The name “Vergina Sun” first became used following archaeological excavations in and around the small town of Vergina, northern Greece, during the late 1970s. It is a historical royal symbol of the ancient kingdom of Macedonia.

Antiquity

Early presentations go back to the 6th centuries with hoplites bearing the symbol on their shields and armour. The Iliad describes the hero Achilles as having a panoply with a star-shaped symbol. It was found on coins and was a symbol used by the Macedonian royal dynasty and found on a larnax (coffin) believed to belong to Philip II of Macedon, father of Alexander the Great. The symbol might represent the Sun god (Helios).

Eighties

Macedonian Greeks used the symbol on logos in the 1980s when the symbol first became used as an official emblem of the three regional units and the municipalities in the Greek region of Macedonia.

Nineties

The Vergina Sun symbol was the subject in a controversy in the first half of 1990s between Greece and the Former Yugoslav Republic of Macedonia (FYROM) which adopted it as a symbol of Skopjian nationalism and depicted it on the newly-formed republic’s flag.

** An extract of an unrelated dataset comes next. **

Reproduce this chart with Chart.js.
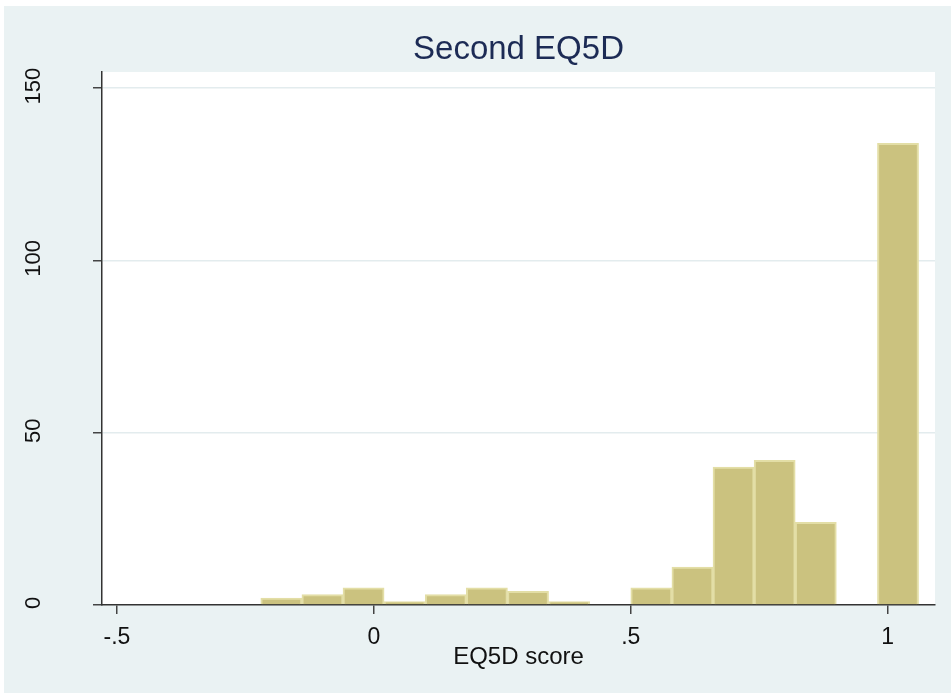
<!DOCTYPE html>
<html>
<head>
<meta charset="utf-8">
<title>Second EQ5D</title>
<script src="https://cdn.jsdelivr.net/npm/chart.js@4/dist/chart.umd.min.js"></script>
<style>
  body { margin: 0; background: #fff; }
  #wrap { width: 951px; height: 695px; }
</style>
</head>
<body>
<div id="wrap"><canvas id="histo" width="951" height="695"></canvas></div>
<script>
// histogram bins (centre of each bin, width 0.08) and their frequencies
const binCenters = [-0.18, -0.10, -0.02, 0.06, 0.14, 0.22, 0.30, 0.38, 0.46, 0.54, 0.62, 0.70, 0.78, 0.86, 0.94, 1.02];
const counts     = [2, 3, 5, 1, 3, 5, 4, 1, 0, 5, 11, 40, 42, 24, 0, 134];

// axis ticks
const xTicks      = [-0.5, 0, 0.5, 1];
const xTickLabels = ['-.5', '0', '.5', '1'];
const yTicks      = [0, 50, 100, 150];
const yTickLabels = ['0', '50', '100', '150'];

const chartTitle = 'Second EQ5D';
const FONT = '"Liberation Sans", Arial, Helvetica, sans-serif';

// graph region + plot region backgrounds, title over the plot, rotated y labels
const stataBg = {
  id: 'stataBg',
  beforeDraw(chart) {
    const { ctx, chartArea: a } = chart;
    ctx.save();
    ctx.fillStyle = '#ffffff';
    ctx.fillRect(0, 0, chart.width, chart.height);
    ctx.fillStyle = '#EAF2F3';
    ctx.fillRect(4, 6, chart.width - 4, 687);
    ctx.fillStyle = '#ffffff';
    ctx.fillRect(a.left, a.top, a.right - a.left, a.bottom - a.top);
    ctx.restore();
  },
  afterDraw(chart) {
    const { ctx, chartArea: a } = chart;
    const y = chart.scales.y;
    ctx.save();
    ctx.fillStyle = '#1C2B55';
    ctx.font = '33px ' + FONT;
    ctx.textAlign = 'center';
    ctx.textBaseline = 'middle';
    ctx.fillText(chartTitle, (a.left + a.right) / 2, 50);

    ctx.fillStyle = '#111';
    ctx.font = '22px ' + FONT;
    yTicks.forEach((v, i) => {
      ctx.save();
      ctx.translate(34, y.getPixelForValue(v) - 2);
      ctx.rotate(-Math.PI / 2);
      ctx.fillText(yTickLabels[i], 0, 0);
      ctx.restore();
    });
    ctx.restore();
  }
};

new Chart(document.getElementById('histo'), {
  type: 'bar',
  data: {
    datasets: [{
      label: 'Frequency',
      data: binCenters.map((x, i) => ({ x: x, y: counts[i] })),
      backgroundColor: '#CBC27F',
      borderColor: '#E3DEA6',
      borderWidth: 2,
      barPercentage: 1,
      categoryPercentage: 1
    }]
  },
  options: {
    responsive: false,
    animation: false,
    devicePixelRatio: 1,
    layout: { padding: { left: 0, top: 72, right: 16, bottom: 0 } },
    plugins: {
      legend: { display: false },
      tooltip: { enabled: false },
      title: { display: false }
    },
    scales: {
      x: {
        type: 'linear',
        offset: false,
        min: -0.529,
        max: 1.092,
        afterFit: s => { s.height = 90; },
        afterBuildTicks: s => { s.ticks = xTicks.map(v => ({ value: v })); },
        ticks: {
          color: '#111',
          font: { family: FONT, size: 23 },
          padding: 10,
          maxRotation: 0,
          callback: v => xTickLabels[xTicks.indexOf(v)]
        },
        grid: { offset: false, drawOnChartArea: false, drawTicks: true, tickLength: 9, tickColor: '#444', lineWidth: 1.5 },
        border: { display: true, color: '#333', width: 1.5 },
        title: {
          display: true,
          text: 'EQ5D score',
          color: '#111',
          font: { family: FONT, size: 24 },
          padding: { top: 0, bottom: 23 }
        }
      },
      y: {
        min: 0,
        max: 154.7,
        afterFit: s => { s.width = 102; },
        afterBuildTicks: s => { s.ticks = yTicks.map(v => ({ value: v })); },
        ticks: { display: false },
        grid: {
          drawTicks: true,
          tickLength: 9,
          tickColor: '#444',
          lineWidth: 1.5,
          color: ctx => (ctx.tick && ctx.tick.value === 0) ? 'rgba(0,0,0,0)' : '#E3ECEE'
        },
        border: { display: true, color: '#333', width: 1.5 }
      }
    }
  },
  plugins: [stataBg]
});
</script>
</body>
</html>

Todor Petrov proposed using the Vergina Sun as the national symbol of FYROM in 1991. A Greek Foreign Ministry spokesman said in January 1995 that the “symbol is Greek and has been stolen”.

The controversy lasted until 1995, when the young republic’s flag was revised into a different rayed solar symbol.

2019

The two countries have signed the Prespes Agreement which stipulates the removal of the Vergina Sun from public use in the Republic of Macedonia’s territory.